▸ **MATERIAL**
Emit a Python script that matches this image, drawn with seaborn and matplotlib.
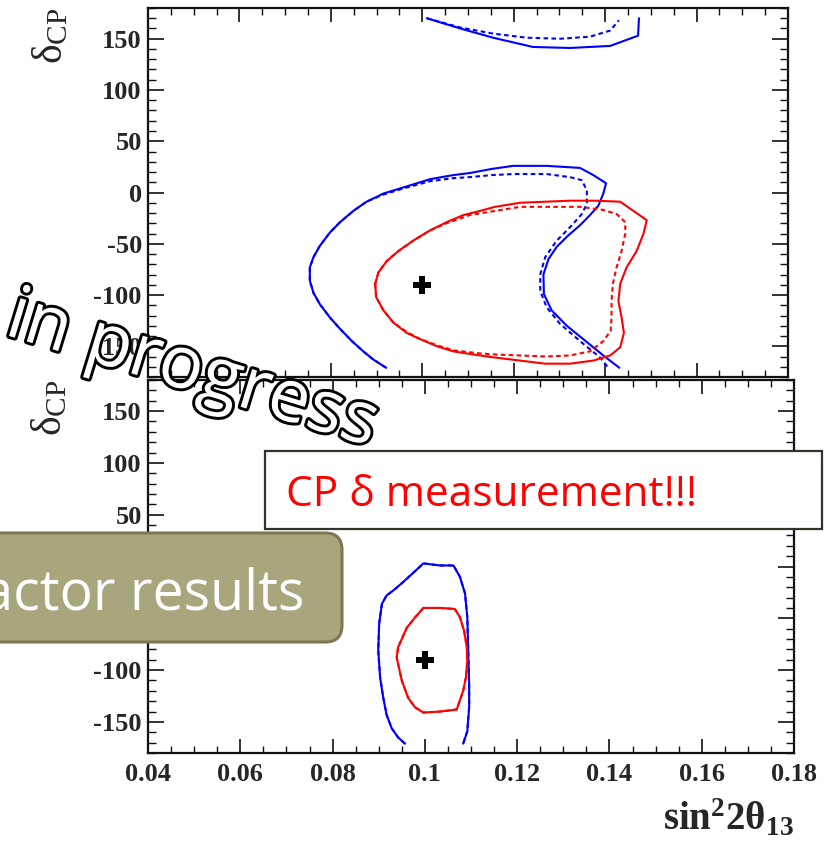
import matplotlib
matplotlib.use("Agg")
import matplotlib.pyplot as plt
import matplotlib.patheffects as pe
from matplotlib.patches import FancyBboxPatch, Rectangle
from matplotlib.ticker import MultipleLocator, FuncFormatter
import seaborn as sns

# ---------------- data ----------------
best_x = [0.1]
best_y = [-90]

# top panel: blue solid, main C-shaped contour
top_blue_x = [0.0921, 0.0893, 0.0871, 0.0846, 0.0820, 0.0798, 0.0776, 0.0762, 0.0754, 0.0754,
              0.0762, 0.0776, 0.0798, 0.0820, 0.0849, 0.0878, 0.0915, 0.0959, 0.1017, 0.1068,
              0.1104, 0.1152, 0.1199, 0.1272, 0.1345, 0.1374, 0.1402, 0.1396, 0.1385, 0.1367,
              0.1345, 0.1319, 0.1294, 0.1276, 0.1265, 0.1266, 0.1283, 0.1316, 0.1352, 0.1396,
              0.1431]
top_blue_y = [-171, -163, -155, -145, -133, -122, -109, -98, -86, -73,
              -63, -52, -39, -29, -18, -9, -1, 5, 13, 17,
              19, 23, 26, 26, 24, 17, 9, -1, -13, -22,
              -32, -42, -53, -65, -80, -99, -115, -130, -143, -159,
              -171]
# top panel: blue dashed, main contour
top_blue_d_x = [0.0921, 0.0893, 0.0871, 0.0846, 0.0820, 0.0798, 0.0776, 0.0762, 0.0754, 0.0754,
                0.0762, 0.0776, 0.0798, 0.0820, 0.0849, 0.0878, 0.0915, 0.0959, 0.1017, 0.1068,
                0.1104, 0.1152, 0.1199, 0.1272, 0.1323, 0.1349, 0.1360, 0.1360, 0.1349, 0.1323,
                0.1294, 0.1269, 0.1258, 0.1258, 0.1272, 0.1301, 0.1345, 0.1389, 0.1407]
top_blue_d_y = [-171, -163, -155, -145, -133, -122, -109, -98, -86, -73,
                -63, -52, -39, -29, -18, -9, -2, 4, 11, 14,
                15, 17, 18, 18, 15, 12, 2, -11, -21, -34,
                -47, -63, -80, -96, -112, -128, -145, -161, -171]
# top panel: blue upper pieces (wrap-around in delta)
top_blue_up_x = [0.1010, 0.1083, 0.1155, 0.1242, 0.1323, 0.1411, 0.1472, 0.1474]
top_blue_up_y = [170, 160, 151, 142, 141, 143, 153, 170]
top_blue_up_d_x = [0.1010, 0.1083, 0.1155, 0.1229, 0.1301, 0.1367, 0.1411, 0.1430]
top_blue_up_d_y = [170, 161, 155, 151, 150, 152, 158, 168]
# top panel: red solid (closed)
top_red_x = [0.0897, 0.0904, 0.0922, 0.0948, 0.0980, 0.1017, 0.1053, 0.1090, 0.1126, 0.1159,
             0.1214, 0.1269, 0.1323, 0.1378, 0.1433, 0.1462, 0.1491, 0.1484, 0.1469, 0.1447,
             0.1433, 0.1429, 0.1436, 0.1441, 0.1433, 0.1411, 0.1374, 0.1323, 0.1269, 0.1214,
             0.1159, 0.1126, 0.1068, 0.1032, 0.0995, 0.0966, 0.0937, 0.0915, 0.0899, 0.0897]
top_red_y = [-89, -78, -67, -57, -47, -37, -29, -22, -18, -14,
             -10, -9, -8, -8, -9, -18, -27, -40, -57, -73,
             -89, -106, -122, -137, -151, -159, -164, -167, -167, -164,
             -161, -159, -155, -150, -143, -137, -127, -115, -102, -89]
# top panel: red dashed (closed)
top_red_d_x = [0.0897, 0.0904, 0.0922, 0.0948, 0.0980, 0.1017, 0.1053, 0.1104, 0.1159, 0.1214,
               0.1287, 0.1345, 0.1396, 0.1425, 0.1444, 0.1444, 0.1436, 0.1425, 0.1417, 0.1414,
               0.1414, 0.1412, 0.1396, 0.1367, 0.1323, 0.1269, 0.1214, 0.1159, 0.1126, 0.1068,
               0.1032, 0.0995, 0.0966, 0.0937, 0.0915, 0.0899, 0.0897]
top_red_d_y = [-89, -78, -67, -57, -47, -37, -30, -22, -18, -14,
               -14, -14, -17, -21, -29, -40, -57, -73, -89, -106,
               -122, -135, -145, -155, -159, -160, -159, -158, -157, -154,
               -149, -143, -136, -127, -115, -102, -89]

# bottom panel: blue
bot_blue_x = [0.0957, 0.0942, 0.0928, 0.0917, 0.0910, 0.0903, 0.0899, 0.0901, 0.0907, 0.0917,
              0.0932, 0.0953, 0.0975, 0.0997, 0.1033, 0.1062, 0.1076, 0.1087, 0.1092, 0.1094,
              0.1096, 0.1096, 0.1092, 0.1083]
bot_blue_y = [-171, -165, -156, -143, -127, -107, -81, -55, -36, -28,
              -23, -15, -6, 3, 1, 1, -10, -26, -49, -81,
              -114, -136, -159, -171]
# bottom panel: red (closed)
bot_red_x = [0.0997, 0.1033, 0.1065, 0.1076, 0.1085, 0.1091, 0.1092, 0.1089, 0.1083, 0.1069,
             0.1033, 0.0997, 0.0979, 0.0964, 0.0950, 0.0939, 0.0942, 0.0961, 0.0979, 0.0997]
bot_red_y = [-40, -40, -41, -49, -62, -78, -91, -107, -120, -138,
             -140, -141, -136, -127, -110, -88, -78, -59, -49, -40]

x_major = 0.02
x_minor = 0.005
y_major = 50
y_minor = 10

# ---------------- style ----------------
sns.set_style("ticks")
plt.rcParams["font.family"] = ["Liberation Serif", "DejaVu Serif"]
plt.rcParams["axes.unicode_minus"] = False
plt.rcParams["mathtext.fontset"] = "custom"
plt.rcParams["mathtext.rm"] = "Liberation Serif"
plt.rcParams["mathtext.it"] = "Liberation Serif:italic"
plt.rcParams["mathtext.bf"] = "Liberation Serif:bold"

BLUE = "#0000FF"
RED = "#FF0000"
LW = 1.5
DASH = (0, (2.2, 1.6))

W, H = 827, 848
fig = plt.figure(figsize=(W / 100, H / 100), dpi=100)
fig.patch.set_facecolor("white")

ax1 = fig.add_axes([148 / W, 1 - 377 / H, 640 / W, 369 / H])
ax2 = fig.add_axes([148 / W, 1 - 753 / H, 646 / W, 373 / H])


def line(ax, xs, ys, color, dashed=False):
    kw = dict(linestyle=DASH) if dashed else {}
    sns.lineplot(x=xs, y=ys, sort=False, estimator=None, ax=ax, color=color,
                 linewidth=LW, **kw)


line(ax1, top_blue_d_x, top_blue_d_y, BLUE, dashed=True)
line(ax1, top_blue_x, top_blue_y, BLUE)
line(ax1, top_blue_up_d_x, top_blue_up_d_y, BLUE, dashed=True)
line(ax1, top_blue_up_x, top_blue_up_y, BLUE)
line(ax1, top_red_d_x, top_red_d_y, RED, dashed=True)
line(ax1, top_red_x, top_red_y, RED)

line(ax2, bot_blue_x, bot_blue_y, BLUE)
line(ax2, bot_blue_x, bot_blue_y, BLUE, dashed=True)
line(ax2, bot_red_x, bot_red_y, RED)
line(ax2, bot_red_x, bot_red_y, RED, dashed=True)

for ax in (ax1, ax2):
    sns.scatterplot(x=best_x, y=best_y, ax=ax, marker="P", s=150, color="black",
                    linewidth=0, zorder=5)
    ax.set_xlim(0.04, 0.18)
    ax.set_ylim(-180, 180)
    ax.xaxis.set_major_locator(MultipleLocator(x_major))
    ax.xaxis.set_minor_locator(MultipleLocator(x_minor))
    ax.yaxis.set_major_locator(MultipleLocator(y_major))
    ax.yaxis.set_minor_locator(MultipleLocator(y_minor))
    ax.xaxis.set_major_formatter(FuncFormatter(lambda v, p: "%g" % round(v, 3)))
    ax.yaxis.set_major_formatter(FuncFormatter(lambda v, p: "%d" % round(v)))
    ax.tick_params(which="both", direction="in", top=True, right=True, color="#111111")
    ax.tick_params(axis="y", which="major", length=11.5, width=1.2, pad=4.5,
                   labelsize=19)
    ax.tick_params(axis="y", which="minor", length=6, width=1.0)
    ax.tick_params(axis="x", which="major", length=10, width=1.2, pad=7, labelsize=19)
    ax.tick_params(axis="x", which="minor", length=5, width=1.0)
    for lab in ax.get_xticklabels() + ax.get_yticklabels():
        lab.set_fontweight("bold")
    for sp in ax.spines.values():
        sp.set_linewidth(1.6)
        sp.set_color("#111111")
    ax.set_xlabel("")
    ax.set_ylabel(r"$\mathrm{\delta_{CP}}$", fontsize=30, loc="top")
    ax.yaxis.set_label_coords(-0.12, 1.0)

ax1.tick_params(axis="x", labelbottom=False)
ax2.set_xlabel(r"$\mathbf{sin^{2}2\theta_{13}}$", fontsize=28, loc="right")
ax2.xaxis.set_label_coords(1.0, -0.12)

# ---------------- slide overlays ----------------
cp_box = Rectangle((265 / W, 1 - 529 / H), (822 - 265) / W, 78 / H,
                   transform=fig.transFigure, facecolor="white", edgecolor="#35322a",
                   linewidth=1.6, zorder=6)
fig.patches.append(cp_box)
fig.text(286 / W, 1 - 506 / H, "CP δ measurement!!!", color=RED, fontsize=30.5,
         family=["Open Sans", "DejaVu Sans"], ha="left", va="baseline", zorder=7)

re_box = FancyBboxPatch((-0.05, 1 - 642 / H), 342 / W + 0.05, 109 / H,
                        boxstyle="round,pad=0,rounding_size=0.02",
                        transform=fig.transFigure, facecolor="#A9A67E",
                        edgecolor="#7C7853", linewidth=2.2, zorder=6)
fig.patches.append(re_box)
fig.text(304 / W, 1 - 610 / H, "Reactor results", color="white", fontsize=40,
         family=["Open Sans", "DejaVu Sans"], ha="right", va="baseline", zorder=7)

fig.text(192 / W, 1 - 372 / H, "in progress", color="white", fontsize=53,
         family=["Open Sans", "DejaVu Sans"], rotation=-17, rotation_mode="anchor",
         ha="center", va="center", zorder=8,
         path_effects=[pe.withStroke(linewidth=4.2, foreground="black")])

fig.savefig("out.png", dpi=100)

▸ **WHAT TO DO**
Give again, word for word, every line from the top of the data above to the line holding "best_y = [-90]", inclusive, with the pictures left out.

▸ **RESULT OF THE TASK**
Emit a Python script that matches this image, drawn with seaborn and matplotlib.
import matplotlib
matplotlib.use("Agg")
import matplotlib.pyplot as plt
import matplotlib.patheffects as pe
from matplotlib.patches import FancyBboxPatch, Rectangle
from matplotlib.ticker import MultipleLocator, FuncFormatter
import seaborn as sns

# ---------------- data ----------------
best_x = [0.1]
best_y = [-90]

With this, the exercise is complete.